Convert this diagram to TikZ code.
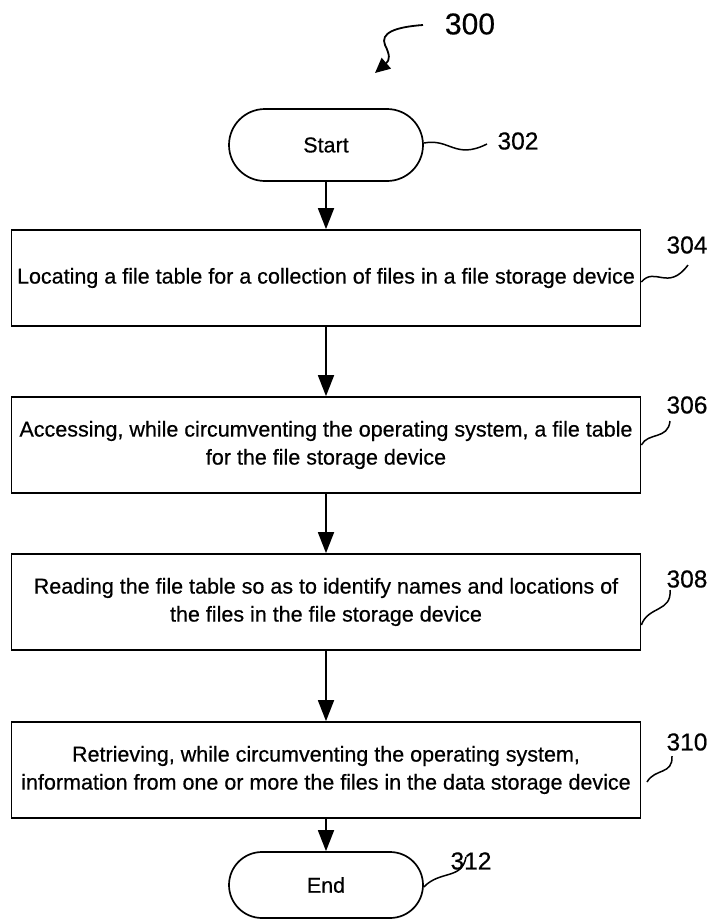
\documentclass[tikz,border=0pt]{standalone}
\usepackage{fontspec}
\setmainfont{Liberation Sans}[FakeBold=0.5]
\usetikzlibrary{shapes.misc,arrows.meta,calc}
\begin{document}
\begin{tikzpicture}[x=1pt,y=-1pt,line width=1.7pt,
  stepbox/.style={draw,rectangle,minimum width=629pt,minimum height=96pt,
    align=center,inner sep=0pt,font=\fontsize{21.5}{28}\selectfont},
  terminal/.style={draw,rounded rectangle,minimum width=194pt,minimum height=72pt,
    inner sep=0pt,font=\fontsize{21.5}{28}\selectfont},
  refnum/.style={inner sep=0pt,font=\fontsize{24.5}{28}\selectfont},
  flow/.style={-{Triangle[length=21pt,width=16pt]}},
  lead/.style={line width=1.5pt}]
\useasboundingbox (0,0) rectangle (714,922);

% figure number with its curved pointer
\node[inner sep=0pt,font=\fontsize{30}{32}\selectfont] (l300) at (470,24) {300};
\coordinate (p300) at (423,25);
\draw[line width=1.8pt,-{Triangle[length=15pt,width=14pt]}]
  (p300) .. controls (395,27) and (380,33) .. (385,45)
         .. controls (390,55) and (390,60) .. (375,73);

% flow chart
\node[terminal] (start) at (326,145) {Start};
\node[stepbox] (b304) at (326,278)
  {Locating a file table for a collection of files in a file storage device};
\node[stepbox] (b306) at (326,445)
  {Accessing, while circumventing the operating system, a file table\\for the file storage device};
\node[stepbox] (b308) at (326,602)
  {Reading the file table so as to identify names and locations of\\the files in the file storage device};
\node[stepbox] (b310) at (326,770)
  {Retrieving, while circumventing the operating system,\\information from one or more the files in the data storage device};
\node[terminal,minimum height=66pt] (end) at (326,885) {End};

\draw[flow] (start) -- (b304);
\draw[flow] (b304) -- (b306);
\draw[flow] (b306) -- (b308);
\draw[flow] (b308) -- (b310);
\draw[flow] (b310) -- (end);

% reference numerals and lead lines
\node[refnum] (l302) at (518,141) {302};
\node[refnum] (l304) at (687,245) {304};
\node[refnum] (l306) at (687,405) {306};
\node[refnum] (l308) at (687,579) {308};
\node[refnum] (l310) at (687,742) {310};
\node[refnum] (l312) at (471,861) {312};

\draw[lead] ([yshift=2pt]start.east) .. controls (450,138) and (455,160) .. (487,144);
\draw[lead] ([yshift=-4pt]b304.east) .. controls (655,266) and (668,292) .. (688,265);
\draw[lead] ([yshift=0pt]b306.east) .. controls (648,432) and (668,440) .. (670,421);
\draw[lead] ([yshift=-23pt]b308.east) .. controls (648,606) and (672,612) .. (670,590);
\draw[lead] (647,782) .. controls (655,768) and (673,775) .. (672,756);
\draw[lead] ([yshift=-2pt]end.east) .. controls (440,870) and (462,880) .. (466,857);
\end{tikzpicture}
\end{document}
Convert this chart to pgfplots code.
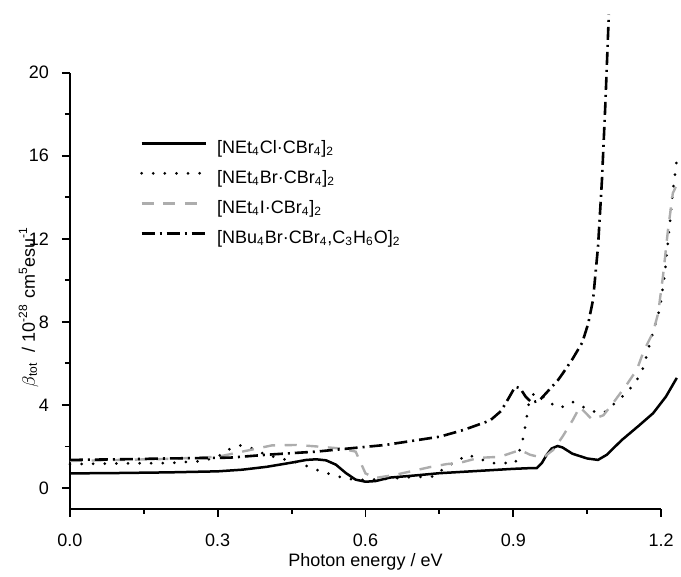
• • •
Work to be completed: Copy the records above exactly, from the first line through the line containing "(0,0) rectangle (714,922);", and leave out the pictures.

The answer:
Convert this diagram to TikZ code.
\documentclass[tikz,border=0pt]{standalone}
\usepackage{fontspec}
\setmainfont{Liberation Sans}[FakeBold=0.5]
\usetikzlibrary{shapes.misc,arrows.meta,calc}
\begin{document}
\begin{tikzpicture}[x=1pt,y=-1pt,line width=1.7pt,
  stepbox/.style={draw,rectangle,minimum width=629pt,minimum height=96pt,
    align=center,inner sep=0pt,font=\fontsize{21.5}{28}\selectfont},
  terminal/.style={draw,rounded rectangle,minimum width=194pt,minimum height=72pt,
    inner sep=0pt,font=\fontsize{21.5}{28}\selectfont},
  refnum/.style={inner sep=0pt,font=\fontsize{24.5}{28}\selectfont},
  flow/.style={-{Triangle[length=21pt,width=16pt]}},
  lead/.style={line width=1.5pt}]
\useasboundingbox (0,0) rectangle (714,922);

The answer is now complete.